I caught half an hour of it yesterday, a set-piece moment in which Paul Dacre, the editor of the Daily Mail, a newspaper, was being questioned by David Sherborne, counsel for Hugh Grant, an actor, about the circumstances surrounding the story of a non-existent affair between Grant and a “plummy-voiced woman” who had left “flirtatious” messages on Grant’s phone in the middle of the night.
Now, as far as I’m concerned, the Daily Mail lost all semblance of credibility about the time of the Zinoviev letter. And I really don’t care at all whether Grant had an affair with anyone, and even less about whether the lady in question had a plummy voice, even though it’s pretty clear that the whole story was based on listening in to telephone messages.
What I found quite extraordinary was the expensive incompetence of the event. Sherborne would refer Dacre to the “small bundle” of documentation – “if you will turn to tab 2” – which Dacre did not apparently have. And nor did Lord Justice Leveson. And nor, it emerged, did Sherborne himself. He had lent his copy to someone.

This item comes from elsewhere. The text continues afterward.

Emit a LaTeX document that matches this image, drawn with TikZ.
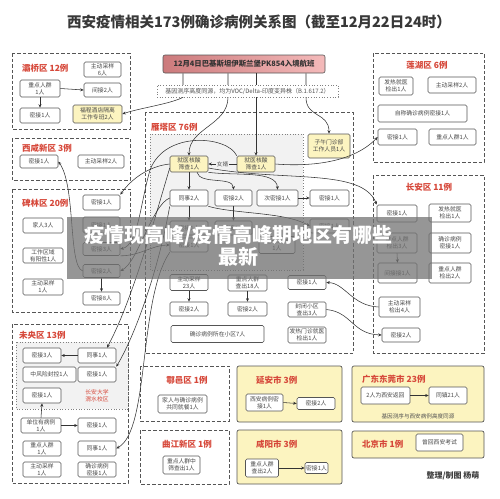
\documentclass[tikz,border=0pt]{standalone}
\usepackage{fontspec}
\setmainfont{Noto Sans CJK SC}
\usetikzlibrary{arrows.meta,positioning}
\definecolor{myred}{RGB}{214,72,58}
\definecolor{myyellow}{RGB}{252,244,192}
\definecolor{mygray}{RGB}{85,85,85}
\definecolor{myshade}{RGB}{242,242,242}
\definecolor{mypinkL}{RGB}{204,122,124}
\definecolor{mypinkR}{RGB}{244,186,186}

\begin{document}
\begin{tikzpicture}[x=1pt,y=-1pt,
  cbox/.style={draw=mygray,fill=white,rounded corners=1.5pt,line width=0.6pt,
    align=center,inner sep=0.5pt,font=\fontsize{5.8}{6.6}\selectfont,text=black!72,
    minimum width=38,minimum height=15},
  ybox/.style={cbox,fill=myyellow},
  dreg/.style={draw=mygray,line width=0.7pt,dash pattern=on 3.5pt off 2pt},
  creg/.style={draw=mygray,fill=myyellow,rounded corners=2pt,line width=0.7pt},
  sreg/.style={draw=gray,dotted,fill=myshade,line width=0.7pt},
  dname/.style={text=myred,font=\fontsize{8.5}{10}\selectfont\bfseries,inner sep=0pt},
  small/.style={font=\fontsize{5.6}{6.4}\selectfont,text=black!68,inner sep=0.5pt},
  link/.style={-{Stealth[length=3.5pt,width=3pt]},draw=black!80,line width=0.55pt}]

  \useasboundingbox (0,0) rectangle (500,498);

  \node[font=\fontsize{14.5}{17}\selectfont\bfseries,text=black!78] (title) at (259,22)
    {西安疫情相关173例确诊病例关系图（截至12月22日24时）};

  \node[draw=mygray,left color=mypinkL,right color=mypinkR,rounded corners=2pt,line width=0.6pt,
    minimum width=162,minimum height=18,font=\fontsize{7.4}{8}\selectfont\bfseries,text=black!80]
    (pk) at (244,64) {12月4日巴基斯坦伊斯兰堡PK854入境航班};

  % regions
  \draw[dreg] (12,53) rectangle (130,129);
  \draw[dreg] (12,138) rectangle (130,180);
  \draw[dreg] (12,189) rectangle (130,312);
  \draw[dreg] (12,324) rectangle (128,483);
  \draw[dreg] (145,112) rectangle (353,353);
  \draw[dreg] (373,53) rectangle (484,162);
  \draw[dreg] (373,175) rectangle (484,353);
  \draw[dreg] (140,366) rectangle (229,421);
  \draw[dreg] (140,430) rectangle (229,484);
  \draw[creg] (237,366) rectangle (342,422);
  \draw[creg] (237,430) rectangle (342,484);
  \draw[creg] (352,366) rectangle (484,422);
  \draw[creg] (352,431) rectangle (484,458);
  \draw[sreg] (150,134) rectangle (303,270);
  \draw[sreg] (16,342) rectangle (128,409);

  % 灞桥区
  \node[dname,anchor=west] (bqname) at (22,68) {灞桥区 12例};
  \node[cbox,minimum width=37] (bq1) at (102.5,69.5) {主动采样\\6人};
  \node[cbox,minimum width=40,minimum height=17] (bq2) at (40,88.5) {重点人群\\1人};
  \node[cbox,minimum width=37,minimum height=14] (bq3) at (102.5,90) {间接2人};
  \node[cbox,minimum width=40] (bq4) at (40,115.5) {密接1人};
  \node[ybox,minimum width=49,minimum height=18] (bq5) at (97.5,114) {福程酒店隔离\\工作专班2人};

  % 西咸新区
  \node[dname,anchor=west] (xxname) at (22,148) {西咸新区 3例};
  \node[cbox,minimum height=13] (xx1) at (39,161.5) {密接1人};
  \node[cbox,minimum width=46,minimum height=13] (xx2) at (101,161.5) {主动采样2人};

  % 碑林区
  \node[dname,anchor=west] (blname) at (22,203) {碑林区 20例};
  \node[cbox,minimum width=40] (bl1) at (43,225.5) {家人3人};
  \node[cbox,minimum width=40] (bl2) at (43,255.5) {工作区域\\有阳性1人};
  \node[cbox,minimum width=40,minimum height=16] (bl3) at (43,287) {主动采样\\1人};
  \node[cbox,minimum width=37] (bl4) at (101.5,202.5) {密接1人};
  \node[cbox,minimum width=37,minimum height=16] (bl5) at (101.5,225) {密接1人};
  \node[cbox,minimum width=37,minimum height=13] (bl6) at (101.5,249) {密接3人};
  \node[cbox,minimum width=37,minimum height=13] (bl7) at (101.5,271) {密接2人};
  \node[cbox,minimum width=37,minimum height=13] (bl8) at (101.5,298.5) {密接8人};

  % 未央区
  \node[dname,anchor=west] (wyname) at (19,335) {未央区 13例};
  \node[cbox] (wy1) at (42,355.5) {密接3人};
  \node[cbox] (wy2) at (97,355.5) {同事1人};
  \node[cbox,minimum width=53] (wy3) at (49.5,374.5) {中风险封控1人};
  \node[cbox] (wy4) at (97,374.5) {密接1人};
  \node[cbox] (wy5) at (42,395.5) {密接1人};
  \node[text=myred,align=center,font=\fontsize{5.8}{6.8}\selectfont] (campus) at (97,396) {长安大学\\渭水校区};
  \node[cbox,minimum width=40] (wy6) at (41,425.5) {单位有病例\\1人};
  \node[cbox] (wy7) at (97,425.5) {密接1人};
  \node[cbox] (wy8) at (42,448.5) {重点人群\\1人};
  \node[cbox] (wy9) at (97,448.5) {同事1人};
  \node[cbox] (wy10) at (42,469.5) {主动采样\\1人};
  \node[cbox] (wy11) at (97,469.5) {确诊病例\\密接1人};

  % 雁塔区
  \node[dname,anchor=west] (ytname) at (151,127) {雁塔区 76例};
  \node[ybox,minimum height=16] (yt1) at (189,164) {就医核酸\\筛查1人};
  \node[ybox,minimum height=16] (yt2) at (256,164) {就医核酸\\筛查1人};
  \node[ybox,minimum width=42,minimum height=24] (yt3) at (329,146) {子午门诊部\\工作人员1人};
  \node[cbox,minimum height=16] (yt4) at (189,198) {同事2人};
  \node[cbox,minimum width=37,minimum height=16] (yt5) at (233.5,198) {密接2人};
  \node[cbox,minimum width=41,minimum height=16] (yt6) at (277.5,198) {次密接1人};
  \node[cbox,minimum width=39,minimum height=16] (yt7) at (329.5,198) {密接1人};
  \node[cbox,minimum height=14] (yt8) at (189,228) {密接1人};
  \node[cbox,minimum width=37,minimum height=14] (yt9) at (233.5,228) {密接1人};
  \node[cbox,minimum width=39,minimum height=14] (yt10) at (329.5,226) {密接1人};
  \node[cbox,minimum height=14] (yt11) at (189,245) {密接1人};
  \node[cbox,minimum width=36,minimum height=17] (yt12) at (277,245) {主动采样\\1人};
  \node[cbox,minimum height=16] (yt13) at (189,282.5) {主动采样\\23人};
  \node[cbox,minimum width=39,minimum height=16] (yt14) at (247.5,283) {重点人群\\查出18人};
  \node[cbox,minimum height=14] (yt15) at (307,282.5) {密接1人};
  \node[cbox,minimum height=14] (yt16) at (189,309) {密接2人};
  \node[cbox,minimum width=39,minimum height=14] (yt17) at (247.5,309) {密接2人};
  \node[cbox,minimum height=15] (yt18) at (307,309.5) {封闭小区\\查出3人};
  \node[cbox,minimum width=93,minimum height=17] (yt19) at (217.5,334) {确诊病例所在小区7人};
  \node[cbox,minimum height=16] (yt20) at (307,335) {发热门诊就医\\检出1人};

  % 莲湖区
  \node[dname] (lhname) at (427,65) {莲湖区 6例};
  \node[cbox,minimum width=34,minimum height=18] (lh1) at (396,86) {发热就医\\检出1人};
  \node[cbox,minimum width=48,minimum height=16] (lh2) at (452,85) {主动采样2人};
  \node[cbox,minimum width=89,minimum height=17] (lh3) at (422.5,113.5) {自称确诊病例密接1人};
  \node[cbox,minimum width=39,minimum height=16] (lh4) at (397.5,137) {密接1人};
  \node[cbox,minimum width=47,minimum height=16] (lh5) at (452.5,137) {重点人群1人};

  % 长安区
  \node[dname] (caname) at (429,187) {长安区 11例};
  \node[cbox,minimum width=40,minimum height=17] (ca1) at (397,213.5) {密接1人};
  \node[cbox,minimum width=42,minimum height=18] (ca2) at (450,213) {发热就医\\检出1人};
  \node[cbox,minimum width=40,minimum height=20] (ca3) at (397,243) {重点人群\\检出3人};
  \node[cbox,minimum width=42,minimum height=20] (ca4) at (450,243) {确诊病例\\密接1人};
  \node[cbox,minimum width=39,minimum height=20] (ca5) at (397.5,273) {间接接1人};
  \node[cbox,minimum width=42,minimum height=20] (ca6) at (450,273) {重点人群\\检出2人};
  \node[cbox,minimum width=41,minimum height=20] (ca7) at (399.5,307) {主动采样\\检出4人};
  \node[cbox,minimum height=14] (ca8) at (401,335) {密接2人};

  % 鄠邑区, 曲江新区
  \node[dname] (hyname) at (187,380) {鄠邑区 1例};
  \node[cbox,minimum width=49,minimum height=18] (hy1) at (182.5,404) {家人与确诊病例\\共同就餐1人};
  \node[dname] (qjname) at (187,444) {曲江新区 1例};
  \node[cbox,minimum width=37,minimum height=18] (qj1) at (181.5,465) {重点人群中\\筛查出1人};

  % other cities
  \node[dname,anchor=west] (yaname) at (256,380) {延安市 3例};
  \node[cbox,minimum width=37,minimum height=17] (ya1) at (264.5,402.5) {西安病例密\\接1人};
  \node[cbox,minimum width=38,minimum height=12] (ya2) at (316,403.5) {密接2人};
  \node[dname,anchor=west] (xyname) at (256,444) {咸阳市 3例};
  \node[cbox,minimum width=33,minimum height=18] (xy1) at (262,468) {重点人群\\查出2人};
  \node[cbox,minimum width=23,minimum height=11] (xy2) at (316.5,468) {密接1人};
  \node[dname,anchor=west] (gdname) at (362,379) {广东东莞市 23例};
  \node[cbox,minimum width=49,minimum height=17] (gd1) at (385.5,395.5) {2人为西安返回};
  \node[cbox,minimum width=38,minimum height=17] (gd2) at (448,395.5) {同镇21人};
  \node[small] (gdnote) at (418,416) {基因测序与西安病例高度同源};
  \node[dname,anchor=west] (bjname) at (362,444) {北京市 1例};
  \node[cbox,minimum width=47,minimum height=17] (bj1) at (439.5,442.5) {曾回西安考试};

  \node[font=\fontsize{8}{9}\selectfont\bfseries,text=black!75] (credit) at (453,476) {整理/制图 杨萌};

  % links from the flight
  \draw[link] ([xshift=-16]pk.south) -- ++(0,24) .. controls (228,125) and (189,128) .. (yt1.north);
  \draw[link] (pk.south -| yt2.north) -- (yt2.north);
  \draw[link] ([xshift=62]pk.south) -- ++(0,24) .. controls (306,118) and (329,112) .. (yt3.north);
  \draw[link] ([xshift=-61]pk.south) -- ++(0,24) .. controls (170,104) and (140,108) .. (bq5.east);
  \node[draw=gray,dotted,line width=0.7pt,fill=white,minimum width=181,minimum height=12,
    font=\fontsize{6}{7}\selectfont,text=black!68,inner sep=0.5pt] (note) at (247.5,91)
    {基因测序高度同源，均为VOC/Delta-印度变异株（B.1.617.2）};

  % links inside 雁塔区
  \draw[link] (yt2.west) -- node[fill=myshade,small] (nxu) {女婿} (yt1.east);
  \draw[link] (yt1.south) -- (yt4.north);
  \draw[link] ([xshift=8]yt1.south) .. controls (200,185) and (233,176) .. (yt5.north);
  \draw[link] (yt1.south east) .. controls (235,176) and (277,170) .. (yt6.north);
  \draw[link] (yt6.east) -- (yt7.west);
  \draw[link] (yt4.south) -- (yt8.north);
  \draw[link] (yt5.south) -- (yt9.north);
  \draw[link] (yt4.south east) .. controls (235,214) and (285,212) .. (yt10.west);
  \draw[link] (yt13.south) -- (yt16.north);
  \draw[link] (yt14.south) -- (yt17.north);

  % links to the right
  \draw[link] ([yshift=-4]yt1.east) .. controls (285,182) and (362,168) .. (ca1.north west);
  \draw[link] (yt2.east) .. controls (300,166) and (350,166) .. (lh4.west);
  \draw[link] (ca7.west) .. controls (352,306) and (345,283) .. (yt15.east);
  \draw[link] (yt18.east) .. controls (352,312) and (352,334) .. (ca8.west);

  % links to the left
  \draw[link] (yt1.west) .. controls (150,166) and (132,178) .. (bl4.north east);
  \draw[link] (yt2.north west) .. controls (228,136) and (165,130) .. (150,170)
    .. controls (140,205) and (138,245) .. (bl6.east);
  \draw[link] (yt4.west) .. controls (152,205) and (138,262) .. (bl7.east);
  \draw[link] (bl6.south east) .. controls (140,256) and (152,245) .. (yt11.west);
  \draw[link] (bl7.west) .. controls (68,266) and (76,186) .. (xx1.east);
  \draw[link] ([yshift=-4]yt1.west) .. controls (150,235) and (130,305) .. ([xshift=10]wy2.north);
  \draw[link] (yt4.south west) .. controls (160,262) and (138,330) .. (wy4.north east);
  \draw[link] (yt11.south west) .. controls (138,300) and (150,430) .. (wy9.east);

  % links inside districts
  \draw[link] (bq2.east) -- (bq3.west);
  \draw[link] (bq2.south) -- (bq4.north);
  \draw[link] (bl7.south) -- (bl8.north);
  \draw[link] (ca3.south) -- (ca5.north);
  \draw[link] (wy2.west) -- (wy1.east);
  \draw[link] (wy6.north) -- (wy5.south);
  \draw[link] (wy6.east) -- (wy7.west);
  \draw[link] (ya1.east) -- (ya2.west);
  \draw[link] (xy1.east) -- (xy2.west);
  \draw[link] (gd1.east) -- (gd2.west);

  % banner over the picture
  \fill[black!55,opacity=0.75] (67,217) rectangle (432,279);
  \node[text=white,align=center,font=\fontsize{20}{22}\selectfont\bfseries] (banner) at (238.5,246)
    {疫情现高峰/疫情高峰期地区有哪些\\最新};

\end{tikzpicture}
\end{document}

While this was being sorted out, a great many clocks were ticking: Leveson himself, Sherborne and a motley crew of barristers representing almost everyone with even a tenuous association to the enquiry. I have never used the services of a barrister, so I had no idea of the cost. But a quick Google search says around £1000 per hour for a QC. (Curiously, the first answer on Google came from the Daily Mail, which ran a story claiming that top QCs were earning £5000 per hour, and this was the fault of Gordon Brown and Labour.)

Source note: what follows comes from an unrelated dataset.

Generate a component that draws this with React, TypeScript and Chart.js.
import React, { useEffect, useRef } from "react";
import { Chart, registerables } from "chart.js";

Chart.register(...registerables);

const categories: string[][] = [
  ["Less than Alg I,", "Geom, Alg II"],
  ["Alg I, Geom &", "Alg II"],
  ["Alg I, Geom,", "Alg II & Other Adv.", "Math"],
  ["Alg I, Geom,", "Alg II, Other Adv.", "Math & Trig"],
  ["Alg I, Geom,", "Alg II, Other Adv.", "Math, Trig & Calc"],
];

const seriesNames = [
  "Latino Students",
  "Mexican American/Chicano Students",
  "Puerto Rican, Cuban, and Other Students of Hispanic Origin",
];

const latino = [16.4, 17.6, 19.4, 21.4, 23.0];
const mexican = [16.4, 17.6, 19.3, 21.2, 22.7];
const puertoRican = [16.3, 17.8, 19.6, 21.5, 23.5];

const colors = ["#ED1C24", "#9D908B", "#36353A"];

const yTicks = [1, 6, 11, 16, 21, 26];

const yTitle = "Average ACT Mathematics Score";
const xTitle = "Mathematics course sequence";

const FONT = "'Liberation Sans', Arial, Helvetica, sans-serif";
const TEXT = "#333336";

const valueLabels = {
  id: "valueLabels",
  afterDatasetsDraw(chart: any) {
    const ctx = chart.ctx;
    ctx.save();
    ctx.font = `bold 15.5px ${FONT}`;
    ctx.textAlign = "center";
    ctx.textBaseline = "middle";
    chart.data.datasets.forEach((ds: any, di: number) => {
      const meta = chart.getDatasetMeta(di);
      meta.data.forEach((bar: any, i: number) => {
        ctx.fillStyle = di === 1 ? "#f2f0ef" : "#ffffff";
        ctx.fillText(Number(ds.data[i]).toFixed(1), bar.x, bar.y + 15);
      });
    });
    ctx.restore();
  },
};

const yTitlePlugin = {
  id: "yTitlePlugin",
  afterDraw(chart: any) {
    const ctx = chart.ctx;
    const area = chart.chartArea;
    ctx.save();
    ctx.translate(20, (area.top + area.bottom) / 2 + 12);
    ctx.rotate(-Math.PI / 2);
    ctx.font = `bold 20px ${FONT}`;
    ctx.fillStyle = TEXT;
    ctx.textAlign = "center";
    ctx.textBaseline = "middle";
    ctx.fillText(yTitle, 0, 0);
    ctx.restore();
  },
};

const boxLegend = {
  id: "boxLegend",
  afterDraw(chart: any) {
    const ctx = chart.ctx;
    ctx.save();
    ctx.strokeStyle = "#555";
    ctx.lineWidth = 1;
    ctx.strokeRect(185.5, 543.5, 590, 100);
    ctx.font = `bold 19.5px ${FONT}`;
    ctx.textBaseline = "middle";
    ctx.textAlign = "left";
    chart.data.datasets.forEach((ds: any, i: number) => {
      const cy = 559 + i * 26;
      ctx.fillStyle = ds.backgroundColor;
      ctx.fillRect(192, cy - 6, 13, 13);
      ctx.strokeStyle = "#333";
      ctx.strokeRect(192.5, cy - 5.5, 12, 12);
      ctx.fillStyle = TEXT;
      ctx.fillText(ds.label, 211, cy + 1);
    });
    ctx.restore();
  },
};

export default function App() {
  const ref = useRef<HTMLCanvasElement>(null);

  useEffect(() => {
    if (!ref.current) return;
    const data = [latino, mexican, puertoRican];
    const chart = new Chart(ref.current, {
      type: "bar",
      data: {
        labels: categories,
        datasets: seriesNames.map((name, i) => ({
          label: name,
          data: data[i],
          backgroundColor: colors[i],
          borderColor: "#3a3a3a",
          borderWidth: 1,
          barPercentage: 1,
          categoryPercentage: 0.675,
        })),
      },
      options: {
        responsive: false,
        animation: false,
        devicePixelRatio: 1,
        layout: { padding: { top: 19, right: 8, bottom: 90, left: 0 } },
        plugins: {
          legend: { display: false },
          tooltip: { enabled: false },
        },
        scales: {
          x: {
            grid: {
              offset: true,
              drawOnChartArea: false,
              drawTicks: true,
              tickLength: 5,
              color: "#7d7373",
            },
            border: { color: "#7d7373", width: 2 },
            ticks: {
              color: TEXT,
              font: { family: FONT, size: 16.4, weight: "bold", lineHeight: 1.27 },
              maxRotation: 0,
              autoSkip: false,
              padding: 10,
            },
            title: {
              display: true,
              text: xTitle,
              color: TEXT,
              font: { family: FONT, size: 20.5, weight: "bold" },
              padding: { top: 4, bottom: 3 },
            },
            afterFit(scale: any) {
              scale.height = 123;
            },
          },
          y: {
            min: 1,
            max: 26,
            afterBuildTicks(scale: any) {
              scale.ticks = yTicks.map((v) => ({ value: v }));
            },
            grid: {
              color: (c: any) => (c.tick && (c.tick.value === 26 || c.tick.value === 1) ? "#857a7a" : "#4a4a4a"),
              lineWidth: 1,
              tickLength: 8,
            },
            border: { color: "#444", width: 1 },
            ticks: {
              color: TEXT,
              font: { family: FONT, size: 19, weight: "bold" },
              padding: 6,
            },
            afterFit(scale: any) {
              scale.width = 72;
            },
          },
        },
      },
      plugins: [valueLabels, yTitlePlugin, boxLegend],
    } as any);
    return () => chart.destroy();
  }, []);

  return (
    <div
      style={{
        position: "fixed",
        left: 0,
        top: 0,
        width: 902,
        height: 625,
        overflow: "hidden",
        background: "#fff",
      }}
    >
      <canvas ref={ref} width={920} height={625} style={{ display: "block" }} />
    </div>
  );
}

We do know that the Bloody Sunday enquiry cost £400 million. And while the Leveson enquiry will not run and run in that way – we hope – it did run up close to a million in its first three months.
You might say that this is merely the equivalent of the cut-price bonus awarded to a nationalised banker (which it is), but it is a hell of a lot to pay for hanging around waiting for people to find bits of paper, and a hell of a lot for a level of questioning and debate which would shame the regulars at Wilde’s on a Friday lunchtime.
Sherborne: “Will you apologise and withdraw your claim that Grant had made a mendacious smear against the Mail?”
Dacre: “No. And I’m not going to answer any more questions on that particular point.”
So there. Ya boo sucks to you, then. And to the enquiry. And to all of us.
While I have always believed these enquiries to be primarily concerned with governments postponing unpleasant decisions (in this case, what to do with Murdoch), it has become increasingly clear that the objective is to solve the unemployment crisis in the top class by providing jobs for the boys, and that the legal establishment is doing very nicely out of doing very little.
Maybe we should have a public enquiry into all this …
Today’s listening: Kelly Joe Phelps, great blues, great slide guitar, with a jazz sensibility. Love it.